Records for this exercise
━━━━━━━━━━━━━━━━

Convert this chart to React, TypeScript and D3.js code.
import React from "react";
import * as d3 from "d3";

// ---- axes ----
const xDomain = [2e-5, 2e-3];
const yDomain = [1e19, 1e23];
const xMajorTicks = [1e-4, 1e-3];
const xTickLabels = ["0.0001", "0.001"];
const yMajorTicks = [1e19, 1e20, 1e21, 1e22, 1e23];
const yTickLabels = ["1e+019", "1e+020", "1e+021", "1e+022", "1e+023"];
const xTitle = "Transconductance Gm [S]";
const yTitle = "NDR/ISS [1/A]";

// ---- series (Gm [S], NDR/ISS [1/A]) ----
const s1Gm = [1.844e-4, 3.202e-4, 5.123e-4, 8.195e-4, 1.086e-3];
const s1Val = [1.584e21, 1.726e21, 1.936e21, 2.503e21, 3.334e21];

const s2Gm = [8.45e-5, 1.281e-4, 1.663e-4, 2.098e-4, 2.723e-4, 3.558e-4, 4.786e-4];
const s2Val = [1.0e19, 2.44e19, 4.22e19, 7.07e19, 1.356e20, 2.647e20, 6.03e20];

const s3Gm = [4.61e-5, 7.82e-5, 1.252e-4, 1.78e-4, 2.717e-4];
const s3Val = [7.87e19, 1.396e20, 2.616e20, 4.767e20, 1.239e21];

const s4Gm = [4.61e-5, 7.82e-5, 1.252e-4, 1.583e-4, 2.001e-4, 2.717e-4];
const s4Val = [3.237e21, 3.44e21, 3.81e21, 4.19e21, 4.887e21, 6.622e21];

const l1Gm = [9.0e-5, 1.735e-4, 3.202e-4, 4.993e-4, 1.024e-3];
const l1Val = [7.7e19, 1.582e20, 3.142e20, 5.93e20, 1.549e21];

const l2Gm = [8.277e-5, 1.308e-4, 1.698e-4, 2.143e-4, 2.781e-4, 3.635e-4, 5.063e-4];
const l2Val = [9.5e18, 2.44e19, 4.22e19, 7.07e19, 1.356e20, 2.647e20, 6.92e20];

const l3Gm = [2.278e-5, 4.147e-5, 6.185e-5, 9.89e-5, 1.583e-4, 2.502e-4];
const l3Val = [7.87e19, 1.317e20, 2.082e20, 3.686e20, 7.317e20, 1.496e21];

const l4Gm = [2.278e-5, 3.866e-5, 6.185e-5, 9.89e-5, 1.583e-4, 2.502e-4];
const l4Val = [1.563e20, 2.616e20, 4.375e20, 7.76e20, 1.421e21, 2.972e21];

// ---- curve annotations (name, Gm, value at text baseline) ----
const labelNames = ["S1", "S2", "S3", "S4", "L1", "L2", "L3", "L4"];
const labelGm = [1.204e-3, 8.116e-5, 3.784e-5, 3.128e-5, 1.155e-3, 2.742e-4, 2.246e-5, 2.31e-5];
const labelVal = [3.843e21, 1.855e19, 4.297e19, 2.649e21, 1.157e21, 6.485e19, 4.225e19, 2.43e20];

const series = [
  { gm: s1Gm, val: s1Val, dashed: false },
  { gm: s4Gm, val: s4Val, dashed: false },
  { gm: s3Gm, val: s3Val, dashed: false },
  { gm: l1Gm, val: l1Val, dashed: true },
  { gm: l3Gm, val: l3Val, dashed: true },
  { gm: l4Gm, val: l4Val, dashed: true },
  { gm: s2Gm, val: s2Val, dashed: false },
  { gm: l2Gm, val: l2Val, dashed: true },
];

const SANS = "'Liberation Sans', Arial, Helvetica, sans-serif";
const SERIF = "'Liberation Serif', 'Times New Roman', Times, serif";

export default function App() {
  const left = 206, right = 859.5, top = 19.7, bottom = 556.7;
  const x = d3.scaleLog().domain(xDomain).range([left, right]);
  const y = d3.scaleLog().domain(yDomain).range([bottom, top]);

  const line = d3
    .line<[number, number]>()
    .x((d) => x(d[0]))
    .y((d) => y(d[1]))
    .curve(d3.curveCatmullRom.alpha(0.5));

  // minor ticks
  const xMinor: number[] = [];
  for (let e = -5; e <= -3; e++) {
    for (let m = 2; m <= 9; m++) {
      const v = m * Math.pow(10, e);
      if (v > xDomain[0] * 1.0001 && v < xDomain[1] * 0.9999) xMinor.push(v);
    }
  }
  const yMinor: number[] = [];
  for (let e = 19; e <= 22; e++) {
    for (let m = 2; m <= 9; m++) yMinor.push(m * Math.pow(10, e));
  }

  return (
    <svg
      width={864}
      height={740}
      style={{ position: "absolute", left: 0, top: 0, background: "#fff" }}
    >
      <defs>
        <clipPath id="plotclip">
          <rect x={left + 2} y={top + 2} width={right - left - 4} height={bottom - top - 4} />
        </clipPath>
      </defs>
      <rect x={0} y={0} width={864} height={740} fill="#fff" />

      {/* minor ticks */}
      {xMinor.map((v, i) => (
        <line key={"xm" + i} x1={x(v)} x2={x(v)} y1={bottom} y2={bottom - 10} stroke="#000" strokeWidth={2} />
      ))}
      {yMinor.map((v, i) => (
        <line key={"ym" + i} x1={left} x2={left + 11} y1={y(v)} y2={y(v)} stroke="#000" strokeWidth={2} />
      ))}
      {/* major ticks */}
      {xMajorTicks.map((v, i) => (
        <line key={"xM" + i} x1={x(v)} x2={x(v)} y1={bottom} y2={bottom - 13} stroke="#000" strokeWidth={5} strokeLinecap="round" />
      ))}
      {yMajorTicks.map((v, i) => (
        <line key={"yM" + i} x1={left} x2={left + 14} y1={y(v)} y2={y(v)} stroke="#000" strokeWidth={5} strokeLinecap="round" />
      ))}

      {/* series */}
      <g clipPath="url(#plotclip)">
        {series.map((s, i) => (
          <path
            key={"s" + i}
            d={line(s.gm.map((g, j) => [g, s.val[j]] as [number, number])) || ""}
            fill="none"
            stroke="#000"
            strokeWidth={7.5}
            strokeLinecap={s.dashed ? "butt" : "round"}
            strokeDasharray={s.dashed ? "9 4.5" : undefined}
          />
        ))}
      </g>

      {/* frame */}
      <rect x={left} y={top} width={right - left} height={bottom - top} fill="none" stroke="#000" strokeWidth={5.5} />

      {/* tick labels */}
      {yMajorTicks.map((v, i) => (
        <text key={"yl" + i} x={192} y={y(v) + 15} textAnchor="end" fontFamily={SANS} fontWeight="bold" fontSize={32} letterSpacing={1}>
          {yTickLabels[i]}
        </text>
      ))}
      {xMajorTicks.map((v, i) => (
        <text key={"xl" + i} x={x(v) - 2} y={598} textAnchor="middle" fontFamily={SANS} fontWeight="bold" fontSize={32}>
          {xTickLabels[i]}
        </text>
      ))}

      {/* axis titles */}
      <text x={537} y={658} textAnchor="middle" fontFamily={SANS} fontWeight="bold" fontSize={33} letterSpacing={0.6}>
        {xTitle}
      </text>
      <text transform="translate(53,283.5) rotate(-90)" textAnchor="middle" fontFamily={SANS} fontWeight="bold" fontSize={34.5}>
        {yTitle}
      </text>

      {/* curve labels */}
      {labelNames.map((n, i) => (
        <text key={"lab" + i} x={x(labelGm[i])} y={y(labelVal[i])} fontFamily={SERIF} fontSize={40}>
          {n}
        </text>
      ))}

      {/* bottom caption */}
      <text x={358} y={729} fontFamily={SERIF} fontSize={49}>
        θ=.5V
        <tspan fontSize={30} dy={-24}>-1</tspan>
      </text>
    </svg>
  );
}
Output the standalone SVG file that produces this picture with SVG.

━━━━━━━━━━━━━━━━

What the task asks
Tally the lines in the listing that hold "React" and report the number alone.

Solution to this task
2